A: I would say I am mostly inspired by my childhood experience, growing up on theatre stages, and later on film sets. My parents were, unknowingly, my first school.

The themes that touched them, such as dictatorship, oppression, corruption, inspired me at some point. But it’s mostly their way of life that appealed to me. They would make no concessions when it came to their art. They would never do anything just for money. Truth and courage no matter what, was the family motto.

However, as I grew up, I faced my own fears, my own insecurities, which I think determined how I would tell a story. I tend to choose abstraction over direct ‘confrontation’. I am aware of that. Truthfully, sometimes I think fear may be driving the way I would write a film, other times, I see it as smoother way to convey something as, for me, screaming probably isn’t the best communication skill there is.

Film school was important to me, I learnt a lot there, mostly theory, aesthetics, history… But, if I dare to phrase it this way, ‘my’ cinema doesn’t feed on cinema, rather, it’s inspired mostly by my own experience of the world, my own point of view, which is biased and flawed. But whose isn’t?

Q: What do you hope UK audiences take away from ‘The Calling’?

A: When I have to, I describe my short film as somewhere between the mystical and the political. Some may lean towards the first one, other towards the second, depending on their own history, their own lives.

When I screened The Calling in Sweden in Malmö’s Arab Women Film Festival, generally, the Arab audience would mainly focus on how the woman tries to fight oppression by reconciling with her ‘country’s history’, and the Swedish audience would only see the ‘spiritual message’ underneath.
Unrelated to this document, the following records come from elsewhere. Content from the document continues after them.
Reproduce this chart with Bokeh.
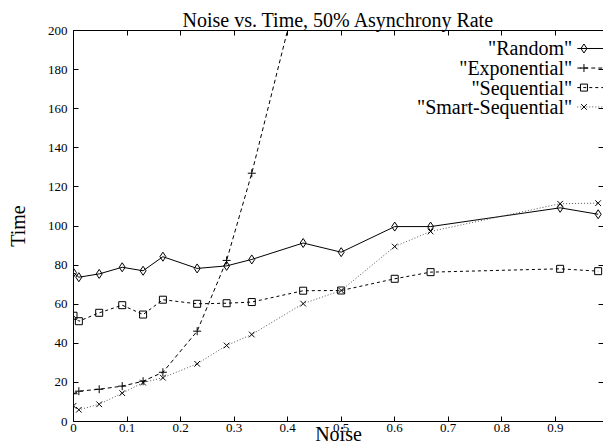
from bokeh.plotting import figure
from bokeh.models import Range1d, LinearAxis, FixedTicker, Label, CustomJSTickFormatter
from bokeh.embed import file_html
from bokeh.resources import INLINE

# ---- data ----
noise = [0, 0.01, 0.048, 0.091, 0.13, 0.167, 0.231, 0.286, 0.333, 0.429,
         0.5, 0.6, 0.667, 0.909, 0.98]
random_time = [76.1, 73.8, 75.5, 78.9, 77.1, 84.3, 78.3, 79.6, 82.9, 91.3,
               86.6, 99.7, 99.7, 109.3, 106.0]
exponential_noise = [0, 0.01, 0.048, 0.091, 0.13, 0.167, 0.231, 0.286, 0.333, 0.429]
exponential_time = [14.2, 15.5, 16.5, 18.1, 20.6, 25.2, 46.2, 82.4, 127.0, 232.0]
sequential_time = [54.1, 51.3, 55.6, 59.5, 54.7, 62.3, 60.2, 60.5, 61.1, 66.9,
                   67.0, 73.0, 76.4, 78.1, 76.9]
smart_time = [8.0, 6.0, 8.8, 14.5, 19.9, 22.4, 29.5, 38.9, 44.5, 60.3,
              67.0, 89.5, 97.2, 111.4, 111.7]
series_names = ['"Random"', '"Exponential"', '"Sequential"', '"Smart-Sequential"']
x_ticks = [0, 0.1, 0.2, 0.3, 0.4, 0.5, 0.6, 0.7, 0.8, 0.9]
y_ticks = [0, 20, 40, 60, 80, 100, 120, 140, 160, 180, 200]
title_text = "Noise vs. Time, 50% Asynchrony Rate"
x_label = "Noise"
y_label = "Time"

SERIF = "Liberation Serif"

p = figure(width=603, height=447, output_backend="svg", toolbar_location=None,
           x_range=Range1d(0, 0.99), y_range=Range1d(0, 200),
           min_border_left=73, min_border_right=0, min_border_top=30,
           min_border_bottom=26, title=title_text)
p.xgrid.visible = False
p.ygrid.visible = False
p.outline_line_color = None
p.background_fill_color = "white"
p.border_fill_color = "white"

p.title.text_font = SERIF
p.title.text_font_size = "20px"
p.title.text_font_style = "normal"
p.title.text_color = "black"
p.title.align = "center"
p.title.standoff = 0
p.title.offset = 0

def style_axis(ax, ticks, labels=True):
    ax.ticker = FixedTicker(ticks=ticks)
    ax.major_tick_in = 5
    ax.major_tick_out = 0
    ax.minor_tick_line_color = None
    ax.axis_line_color = "black"
    ax.major_tick_line_color = "black"
    ax.major_label_text_font = SERIF
    ax.major_label_text_font_style = "normal"
    ax.major_label_text_color = "black"
    ax.axis_label_text_font = SERIF
    ax.axis_label_text_font_size = "20px"
    ax.axis_label_text_font_style = "normal"
    ax.axis_label_text_color = "black"
    if labels:
        ax.major_label_text_font_size = "13px"
    else:
        ax.major_label_text_font_size = "0px"
        ax.major_label_standoff = 0
        ax.formatter = CustomJSTickFormatter(code="return ''")

xa = p.xaxis[0]
style_axis(xa, x_ticks)
xa.major_label_standoff = 2
xa.major_label_overrides = {0: "0"}
xa.axis_label = x_label
xa.axis_label_standoff = -12

ya = p.yaxis[0]
style_axis(ya, y_ticks)
ya.major_label_standoff = 6
ya.axis_label = y_label
ya.axis_label_standoff = 16

top_axis = LinearAxis()
style_axis(top_axis, x_ticks, labels=False)
p.add_layout(top_axis, "above")

right_axis = LinearAxis()
style_axis(right_axis, y_ticks, labels=False)
right_axis.axis_line_color = None
p.add_layout(right_axis, "right")

styles = [
    dict(x=noise, y=random_time, marker="diamond", dash="solid", color="black", size=9),
    dict(x=exponential_noise, y=exponential_time, marker="cross", dash="4 3", color="black", size=8),
    dict(x=noise, y=sequential_time, marker="square", dash="3 3", color="black", size=7),
    dict(x=noise, y=smart_time, marker="x", dash="1 2", color="#555555", size=8),
]

legend_rows_y = [190.8, 180.8, 170.8, 160.9]
legend_text_x = 0.9315
legend_line_x = [0.941, 0.99]
legend_marker_x = 0.9535

for st, name, ly in zip(styles, series_names, legend_rows_y):
    p.line(st["x"], st["y"], line_color=st["color"], line_width=1, line_dash=st["dash"])
    p.scatter(st["x"], st["y"], marker=st["marker"], size=st["size"],
              line_color="black", fill_color=None, line_width=1)
    # legend entry (gnuplot style: text then sample)
    p.add_layout(Label(x=legend_text_x, y=ly, text=name, text_font=SERIF,
                       text_font_size="20px", text_align="right",
                       text_baseline="middle", text_color="black"))
    p.line(legend_line_x, [ly, ly], line_color=st["color"], line_width=1,
           line_dash=st["dash"])
    p.scatter([legend_marker_x], [ly], marker=st["marker"], size=st["size"],
              line_color="black", fill_color=None, line_width=1)

open("out.html", "w").write(file_html(p, INLINE))
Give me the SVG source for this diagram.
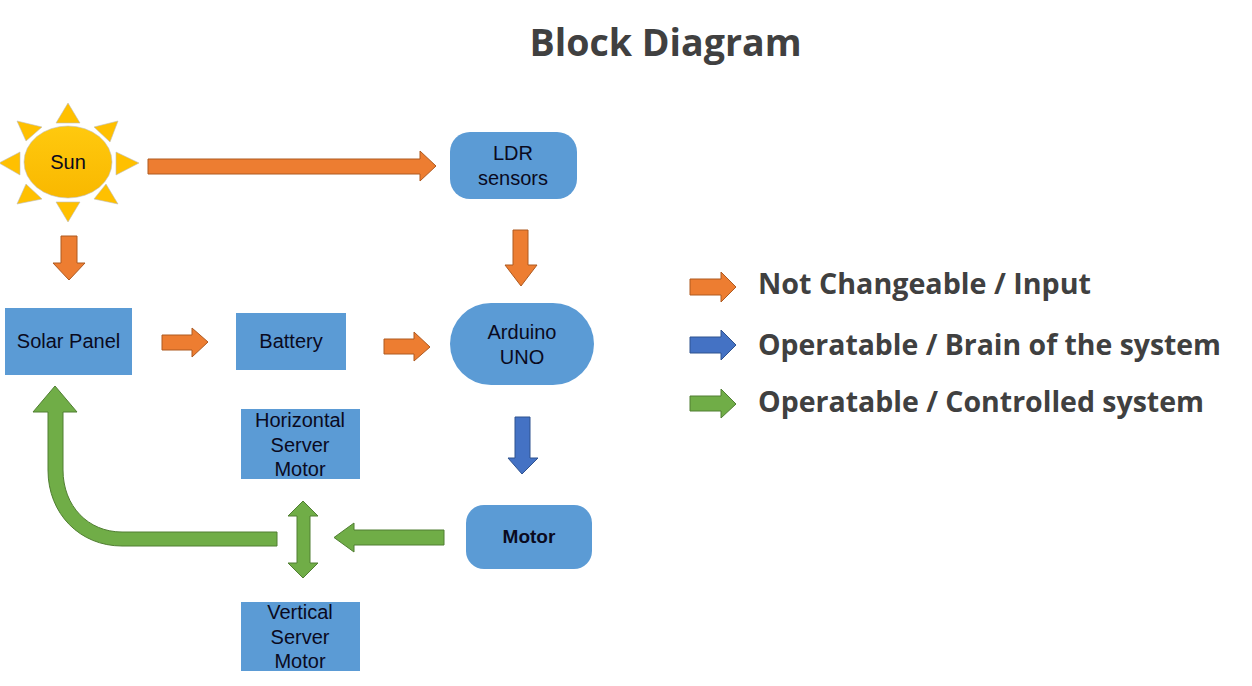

But it still reductive on my part, and I can’t make a rule out of this observation.

I hope that the UK audience would take at least a little bit of both the mystical and the political, but mainly, focus on how we are all human, and how that may be the only thing that really counts.

For me, there is absolutely no reason that can possibly justify any form of violence, of oppression, even in our daily lives, as long as we just stay focused on what really matters: that we are essentially the same.

People may think it’s naive, maybe they’re right, but I hope UK audiences won’t agree.